One relevant link from a respected automotive site beats a hundred spammy directory listings. With links, who points at you matters more than how many.
5. Content that pulls truck buyers in
Helpful content is how you rank for research-stage searches and earn trust early. A few ideas that work for truck businesses:
| Content type | Example |
|---|---|
| Buying guides | “Best trucks for towing a 7,000 lb camper” |
| How-tos | “How to choose the right lift kit for your F-150” |
| Comparisons | “Tonneau cover types explained” |
| Local angle | “Best off-road trails near [city] (and the gear you need)” |
Common mistakes to avoid
- Ignoring your Google Business Profile. It’s the single biggest local lever, and it’s free.
- Inconsistent NAP. Different addresses or phone numbers across the web confuse Google and customers.
- Chasing cheap backlinks. Bulk, irrelevant links do nothing now and can hurt you.
- No reviews strategy. If you’re not actively earning reviews, you’re losing the map pack.
- Slow, photo-heavy pages. Truck photos are great — uncompressed ones kill your mobile rankings.
Frequently asked questions
How long does local SEO take to work?
Typically 3–6 months for meaningful movement, though an optimized Google Business Profile can produce calls much sooner. It’s a long game that keeps paying off.
Do I need to pay for Google Ads too?
Ads can fill the gap while your organic rankings build, but they stop the moment you stop paying. Local SEO is the asset that keeps working.
How many reviews do I need?
There’s no magic number — aim to consistently out-review nearby competitors and keep them recent. Steady beats a one-time burst.
Can a small one-bay shop compete with big dealers?
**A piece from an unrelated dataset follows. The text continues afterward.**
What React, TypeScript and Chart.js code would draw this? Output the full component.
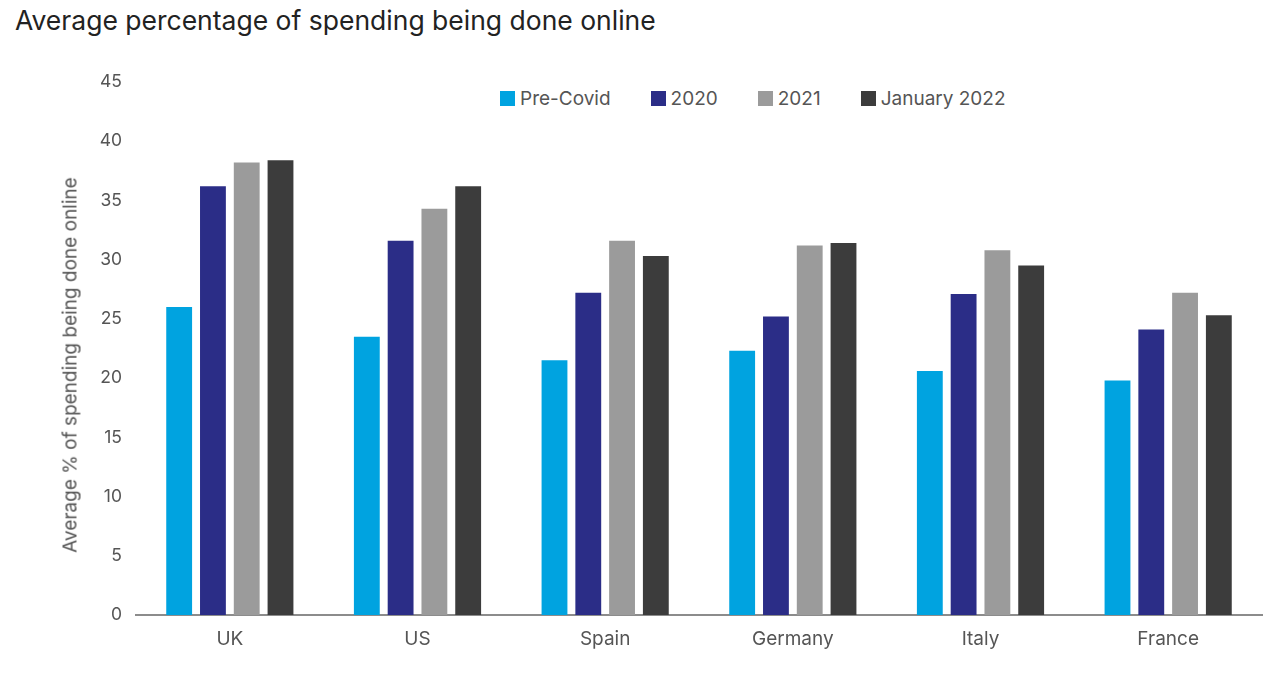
import React, { useEffect, useRef } from 'react';
import { Chart, registerables } from 'chart.js';

Chart.register(...registerables);

const countries = ['UK', 'US', 'Spain', 'Germany', 'Italy', 'France'];
const seriesNames = ['Pre-Covid', '2020', '2021', 'January 2022'];
const seriesColors = ['#00a3e0', '#2b2d87', '#9b9b9b', '#3c3c3c'];
const preCovid = [26.0, 23.5, 21.5, 22.3, 20.6, 19.8];
const y2020 = [36.2, 31.6, 27.2, 25.2, 27.1, 24.1];
const y2021 = [38.2, 34.3, 31.6, 31.2, 30.8, 27.2];
const jan2022 = [38.4, 36.2, 30.3, 31.4, 29.5, 25.3];
const yTicks = [0, 5, 10, 15, 20, 25, 30, 35, 40, 45];
const yTitle = 'Average % of spending being done online';

const FONT = 'Inter, "Open Sans", sans-serif';

export default function App() {
  const canvasRef = useRef<HTMLCanvasElement>(null);

  useEffect(() => {
    document.body.style.margin = '0';
    let chart: Chart | null = null;
    const ctx = canvasRef.current?.getContext('2d');
    if (ctx) {
      const values = [preCovid, y2020, y2021, jan2022];
      chart = new Chart(ctx, {
        type: 'bar',
        data: {
          labels: countries,
          datasets: seriesNames.map((name, i) => ({
            label: name,
            data: values[i],
            backgroundColor: seriesColors[i],
            borderWidth: 0,
            barPercentage: 0.765,
            categoryPercentage: 0.72,
          })),
        },
        options: {
          animation: false,
          responsive: false,
          maintainAspectRatio: false,
          layout: { padding: { left: 55, right: 18, top: 32, bottom: 40 } },
          plugins: { legend: { display: false }, tooltip: { enabled: false } },
          scales: {
            x: {
              grid: { display: false, drawTicks: false },
              border: { color: '#8c8c8c', width: 2 },
              ticks: { color: '#555', font: { family: FONT, size: 19 }, padding: 13 },
              afterFit: (s: any) => { s.height = 40; },
            },
            y: {
              min: 0,
              max: 45,
              grid: { display: false, drawTicks: false },
              border: { display: false },
              afterBuildTicks: (s: any) => { s.ticks = yTicks.map((v) => ({ value: v })); },
              ticks: { color: '#555', font: { family: FONT, size: 17.5 }, padding: 14 },
              afterFit: (s: any) => { s.width = 81; },
            },
          },
        },
      });
    }
    return () => { if (chart) chart.destroy(); };
  }, []);

  return (
    <div style={{ position: 'relative', width: 1280, height: 695, background: '#fff', fontFamily: FONT, overflow: 'hidden' }}>
      <div style={{ position: 'absolute', left: 15, top: 4, fontSize: 26.5, color: '#222' }}>
        Average percentage of spending being done online
      </div>
      <div style={{ position: 'absolute', left: 500, top: 87, display: 'flex', fontSize: 19, color: '#555' }}>
        {seriesNames.map((name, i) => (
          <div key={name} style={{ display: 'flex', alignItems: 'center', marginRight: 40 }}>
            <span style={{ width: 15, height: 15, background: seriesColors[i], marginRight: 5, display: 'inline-block' }} />
            {name}
          </div>
        ))}
      </div>
      <canvas ref={canvasRef} width={1280} height={645} style={{ position: 'absolute', left: 0, top: 50 }} />
      <div
        style={{
          position: 'absolute',
          left: 70,
          top: 365,
          transform: 'translate(-50%, -50%) rotate(-90deg)',
          whiteSpace: 'nowrap',
          fontSize: 19,
          color: '#555',
        }}
      >
        {yTitle}
      </div>
    </div>
  );
}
Absolutely. Local SEO rewards relevance and proximity, so a focused local shop can outrank a distant megadealer for “near me” searches.
Conclusion: show up where the buyers already are
Your future customers are already searching, comparing and deciding online. The only question is whether they find you or the shop down the road.
Start with the basics: claim your Google Business Profile, target local keywords, earn reviews, and build a handful of quality links. Do that consistently and you’ll turn search traffic into a steady stream of trucks through your door.